Societies at War
Even more than World War I, World War II depended on industrial productivity. The Axis countries remained at a disadvantage throughout the war despite their initial conquests, for the Allies consistently outproduced them. (See “Taking Measure: Wartime Production of the Major Powers, 1939–1945.”) For example, in 1942, Great Britain and Russia produced collectively nearly 50,000 aircraft while Germany produced around 15,000. Even as Germany occupied the Soviet industrial heartland and besieged many of its cities, the USSR increased its production of weapons. Both Japan and Germany made the most of their lower output, especially in the use of Blitzkrieg. The use of vast quantities of stolen resources and of millions of slave laborers also helped, but both Japan’s and Germany’s belief in their racial superiority prevented them from accurately assessing the capabilities of an enemy they held in contempt.

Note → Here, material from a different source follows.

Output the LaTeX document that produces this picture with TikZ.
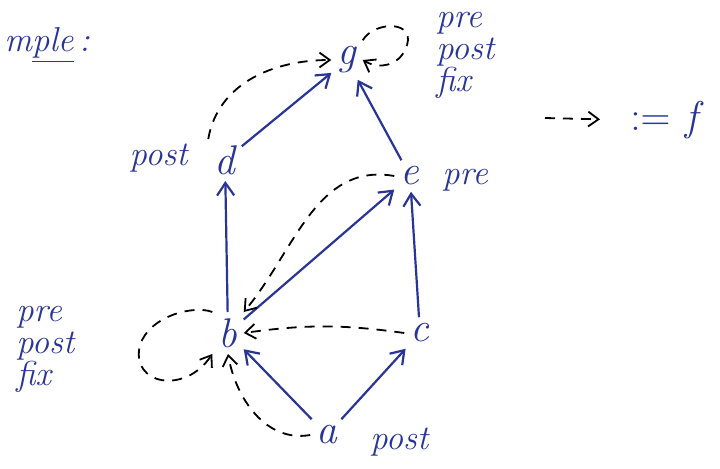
\documentclass[tikz,border=0pt]{standalone}
\usepackage{tikz}
\usetikzlibrary{arrows.meta,positioning}
\definecolor{ink}{RGB}{40,52,150}

\begin{document}
\begin{tikzpicture}[
    x=0.5pt, y=-0.5pt,
    vertex/.style={text=ink, font=\huge\itshape, inner sep=3pt},
    note/.style={text=ink, font=\LARGE\itshape, align=left, inner sep=1pt},
    tree/.style={-{Straight Barb[length=2.2mm,width=3mm]}, line width=1.1pt, draw=ink},
    trav/.style={-{Straight Barb[length=1.8mm,width=2.6mm]}, line width=0.9pt, draw=black,
      dash pattern=on 5pt off 4pt}
  ]
    \useasboundingbox (0,0) rectangle (720,468);

    % vertices
    \node[vertex] (g) at (347,60) {g};
    \node[vertex] (d) at (225,160) {d};
    \node[vertex] (e) at (410,176) {e};
    \node[vertex] (b) at (228,333) {b};
    \node[vertex] (c) at (420,333) {c};
    \node[vertex] (a) at (327,435) {a};

    % labels
    \node[note, anchor=west] (title) at (2,45) {m\underline{ple}\,:};
    \node[note, anchor=east] (dpost) at (190,158) {post};
    \node[note, anchor=west] (epre) at (440,180) {pre};
    \node[note, anchor=north west] (gnote) at (434,10) {pre\\[-6pt]post\\[-6pt]fix};
    \node[note, anchor=north west] (bnote) at (14,304) {pre\\[-6pt]post\\[-6pt]fix};
    \node[note, anchor=west] (apost) at (368,442) {post};

    % legend
    \coordinate (lstart) at (545,118);
    \node[note, anchor=west, font=\huge\itshape] (ldef) at (628,120) {$:=$ f};

    % tree edges
    \draw[tree] (d) -- (g);
    \draw[tree] (e) -- (g);
    \draw[tree] (b) -- (d);
    \draw[tree] (b) -- (e);
    \draw[tree] (c) -- (e);
    \draw[tree] (a) -- (b);
    \draw[tree] (a) -- (c);

    % traversal
    \draw[trav] (d.north west) to[out=80, in=180] (g.west);
    \draw[trav] (g.north east) .. controls (375,20) and (420,20) .. (405,50)
                .. controls (398,65) and (380,70) .. (g.east);
    \draw[trav] (e.west) to[out=170, in=50] (b.north east);
    \draw[trav] (c.west) to[bend right=8] (b.east);
    \draw[trav] (b.north west) .. controls (195,305) and (150,315) .. (140,345)
                .. controls (130,385) and (185,395) .. (b.south west);
    \draw[trav] (a.west) to[out=190, in=-80] (b.south);
    \draw[trav, shorten >=14pt] (lstart) -- (ldef.west);

\end{tikzpicture}
\end{document}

Allied governments were overwhelmingly successful in mobilizing civilians, especially women. In Germany and Italy, where government policy particularly exalted motherhood and kept women from good jobs, officials began to realize that women were desperately needed in the workforce. Nazis changed their propaganda to emphasize the need for everyone to take a job, but their messages were not effective enough to convince women to take the low-paid work offered them. In contrast, Soviet women constituted more than half their nation’s workforce by war’s end, and 800,000 volunteered for the military, even serving as pilots. As the Germans invaded, Soviet citizens moved entire factories eastward. In a dramatic about-face, the government encouraged devotion to the Russian Orthodox church as a way of boosting patriotism.

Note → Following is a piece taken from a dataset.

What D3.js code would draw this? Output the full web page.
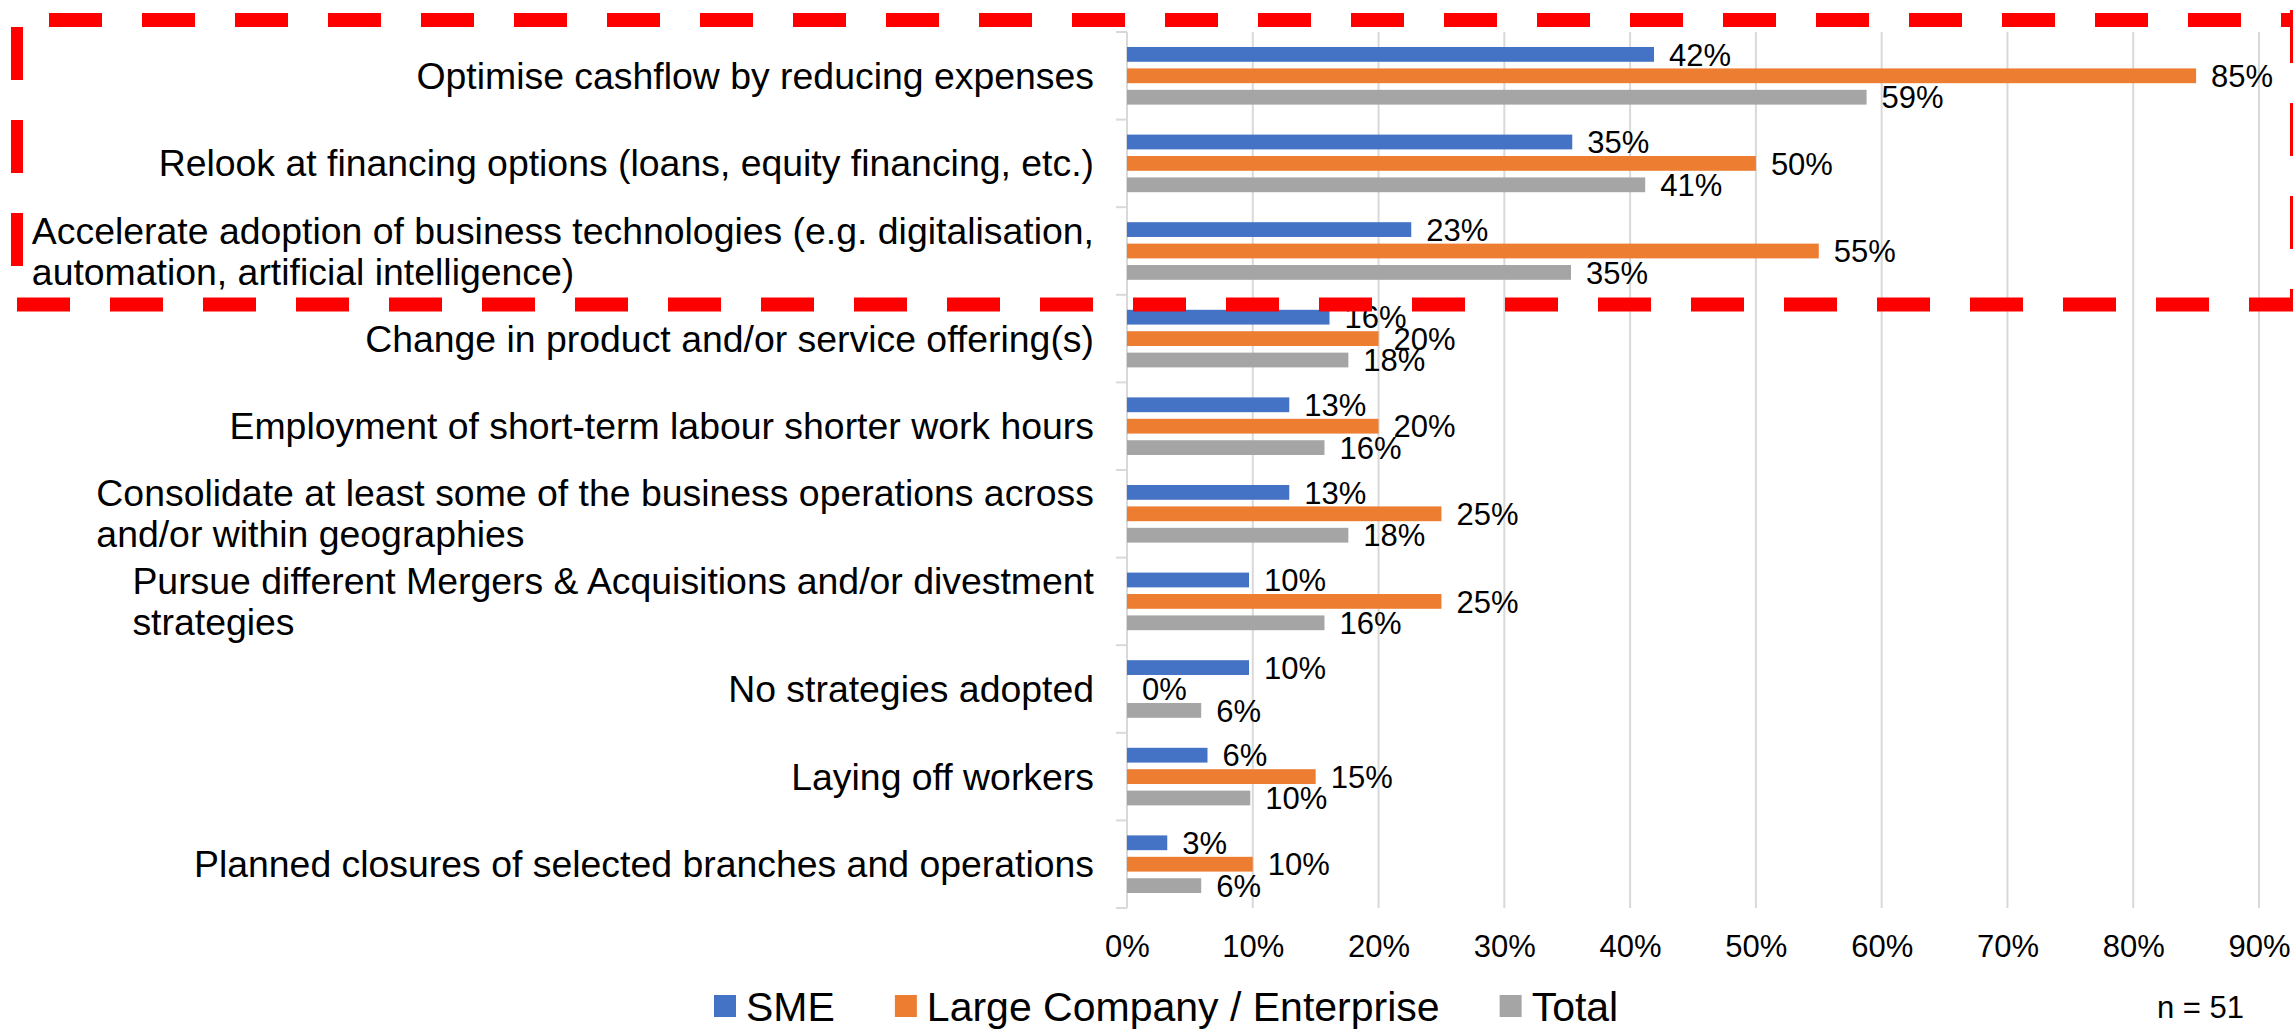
<!DOCTYPE html>
<html>
<head>
<meta charset="utf-8">
<script src="https://cdn.jsdelivr.net/npm/d3@7"></script>
<style>
  body { margin: 0; background: #fff; }
  svg { display: block; font-family: "Liberation Sans", Arial, sans-serif; }
</style>
</head>
<body>
<svg id="chart" width="2293" height="1031"></svg>
<script>
// data (percent)
const categories = [
    "Optimise cashflow by reducing expenses",
    "Relook at financing options (loans, equity financing, etc.)",
    "Accelerate adoption of business technologies (e.g. digitalisation, automation, artificial intelligence)",
    "Change in product and/or service offering(s)",
    "Employment of short-term labour shorter work hours",
    "Consolidate at least some of the business operations across and/or within geographies",
    "Pursue different Mergers & Acquisitions and/or divestment strategies",
    "No strategies adopted",
    "Laying off workers",
    "Planned closures of selected branches and operations"
]
const seriesNames = ["SME", "Large Company / Enterprise", "Total"]
const smeValues = [41.9, 35.4, 22.6, 16.1, 12.9, 12.9, 9.7, 9.7, 6.4, 3.2]
const largeValues = [85, 50, 55, 20, 20, 25, 25, 0, 15, 10]
const totalValues = [58.8, 41.2, 35.3, 17.6, 15.7, 17.6, 15.7, 5.9, 9.8, 5.9]
const xTicks = [0, 10, 20, 30, 40, 50, 60, 70, 80, 90]
const sampleNote = "n = 51"

const colors = ["#4472C4", "#ED7D31", "#A5A5A5"]
const seriesValues = [smeValues, largeValues, totalValues]
const rows = categories.map((c, i) => ({
    cat: c,
    values: seriesValues.map((s, j) => ({key: seriesNames[j], value: s[i], color: colors[j]}))
}))

const svg = d3.select('#chart')
const width = +svg.attr("width")
const height = +svg.attr("height")
const margin = ({top: 32, right: 34, bottom: 123, left: 1127})

const x = d3.scaleLinear()
    .domain([0, 90])
    .range([margin.left, width - margin.right])

const y0 = d3.scaleBand()
    .domain(categories)
    .range([margin.top, height - margin.bottom])

const y1 = d3.scaleBand()
    .domain(seriesNames)
    .range([15, y0.bandwidth() - 15])
    .paddingInner(0.31)

// gridlines
svg.append("g")
    .selectAll("line")
    .data(xTicks.filter(d => d > 0))
    .join("line")
        .attr("x1", d => x(d)).attr("x2", d => x(d))
        .attr("y1", margin.top).attr("y2", height - margin.bottom)
        .attr("stroke", "#d9d9d9")
        .attr("stroke-width", 2)

// category axis line + ticks
const catAxis = svg.append("g")
catAxis.append("line")
    .attr("x1", x(0)).attr("x2", x(0))
    .attr("y1", margin.top).attr("y2", height - margin.bottom)
    .attr("stroke", "#d9d9d9")
    .attr("stroke-width", 2)
catAxis.selectAll(".tick")
    .data(categories.map(c => y0(c)).concat([height - margin.bottom]))
    .join("line")
        .attr("class", "tick")
        .attr("x1", x(0) - 11).attr("x2", x(0))
        .attr("y1", d => d).attr("y2", d => d)
        .attr("stroke", "#d9d9d9")
        .attr("stroke-width", 2)

// bars
const groups = svg.append("g")
    .selectAll("g")
    .data(rows)
    .join("g")
        .attr("transform", d => `translate(0,${y0(d.cat)})`)

groups.selectAll("rect")
    .data(d => d.values)
    .join("rect")
        .attr("x", x(0))
        .attr("y", d => y1(d.key))
        .attr("width", d => x(d.value) - x(0))
        .attr("height", y1.bandwidth())
        .attr("fill", d => d.color)

groups.selectAll("text")
    .data(d => d.values)
    .join("text")
        .attr("x", d => x(d.value) + 15)
        .attr("y", d => y1(d.key) + y1.bandwidth() / 2)
        .attr("dy", "0.36em")
        .style("font-size", "31px")
        .style("fill", "#000")
        .text(d => Math.round(d.value) + "%")

// x axis
svg.append("g")
    .attr("transform", `translate(0,${height - margin.bottom})`)
    .call(d3.axisBottom(x).tickValues(xTicks).tickFormat(d => d + "%").tickSize(0).tickPadding(27))
    .call(g => g.select(".domain").remove())
    .call(g => g.selectAll("text")
        .style("font-size", "31px")
        .style("font-family", "'Liberation Sans', Arial, sans-serif")
        .attr("fill", "#000"))

// category labels, wrapped, block right aligned, lines left aligned
const labelRight = x(0) - 33
const maxLabelWidth = 1085
const lineGap = 41
const labelSize = "37.4px"
const measure = svg.append("text").style("font-size", labelSize)
function textWidth(s){
    measure.text(s)
    return measure.node().getComputedTextLength()
}
function wrap(s){
    const words = s.split(" ")
    let lines = [], cur = ""
    words.forEach(w => {
        const test = cur ? cur + " " + w : w
        if (cur && textWidth(test) > maxLabelWidth){
            lines.push(cur)
            cur = w
        } else cur = test
    })
    lines.push(cur)
    return lines
}

categories.forEach(c => {
    const lines = wrap(c)
    const blockW = d3.max(lines, l => textWidth(l))
    const cy = y0(c) + y0.bandwidth() / 2
    svg.append("g")
        .selectAll("text")
        .data(lines)
        .join("text")
            .attr("x", labelRight - blockW)
            .attr("y", (d, i) => cy + (i - (lines.length - 1) / 2) * lineGap)
            .attr("dy", "0.35em")
            .style("font-size", labelSize)
            .style("fill", "#000")
            .text(d => d)
})
measure.remove()

// legend
const legend = svg.append("g")
let lx = 714
const ly = 1006
seriesNames.forEach((name, i) => {
    legend.append("rect")
        .attr("x", lx).attr("y", ly - 11)
        .attr("width", 22).attr("height", 22)
        .attr("fill", colors[i])
    const t = legend.append("text")
        .attr("x", lx + 32)
        .attr("y", ly)
        .attr("dy", "0.36em")
        .style("font-size", "41px")
        .style("fill", "#000")
        .text(name)
    lx += 32 + t.node().getComputedTextLength() + 60
})

svg.append("text")
    .attr("x", 2157)
    .attr("y", 1018)
    .style("font-size", "31px")
    .style("fill", "#000")
    .text(sampleNote)

// red dashed highlight box
const box = svg.append("g")
    .attr("stroke", "#FF0000")
    .attr("stroke-width", 14)
    .attr("stroke-dasharray", "53 40")
box.append("line").attr("x1", 49).attr("x2", 2300).attr("y1", 20).attr("y2", 20)
box.append("line").attr("x1", 17).attr("x2", 2300).attr("y1", 304.5).attr("y2", 304.5)
box.append("line").attr("x1", 17).attr("x2", 17).attr("y1", 27).attr("y2", 298)
    .attr("stroke-width", 12)
box.append("line").attr("x1", 2297).attr("x2", 2297).attr("y1", 10).attr("y2", 311)
</script>
</body>
</html>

Even more than in World War I, civilians faced propaganda, censorship, and government regulation. People were glued to their radios for war news, but much of it was tightly controlled. The totalitarian powers often withheld news of military defeats and large casualty numbers in order to keep civilian support. Wartime films focused on aviation heroes and infantrymen as well as on the self-sacrificing workingwomen and wives on the home front. In most countries, it was simply taken for granted that civilians would not receive what they needed to survive in good health. Soviet children and old people were at the greatest risk, a high proportion of them among the one million residents who starved to death during the siege of Leningrad. Government specialists regulated the production and distribution of food, clothing, and household products, all of which were rationed and generally of lower quality than before the war. With governments standardizing such items as food, clothing, and entertainment, World War II furthered the development of mass society.
On both sides, propaganda and government policies promoted racial thinking. Since the early 1930s, the German government had published ugly caricatures of Jews and Slavs. Similarly, Allied propaganda during the war depicted Germans as perverts and the “Japs” as insectlike fanatics. The U.S. government forced citizens of Japanese origin into internment camps, while Muslims and minority ethnic groups in the Soviet Union were uprooted and relocated away from the front lines as potential Nazi collaborators. As in World War I, both sides drew colonized peoples into the war through forced labor and conscription into the armies. Some two million Indian men served the Allied cause, as did several hundred thousand Africans. As the Japanese swept through the Pacific and parts of East Asia, they, too, conscripted local men into their army.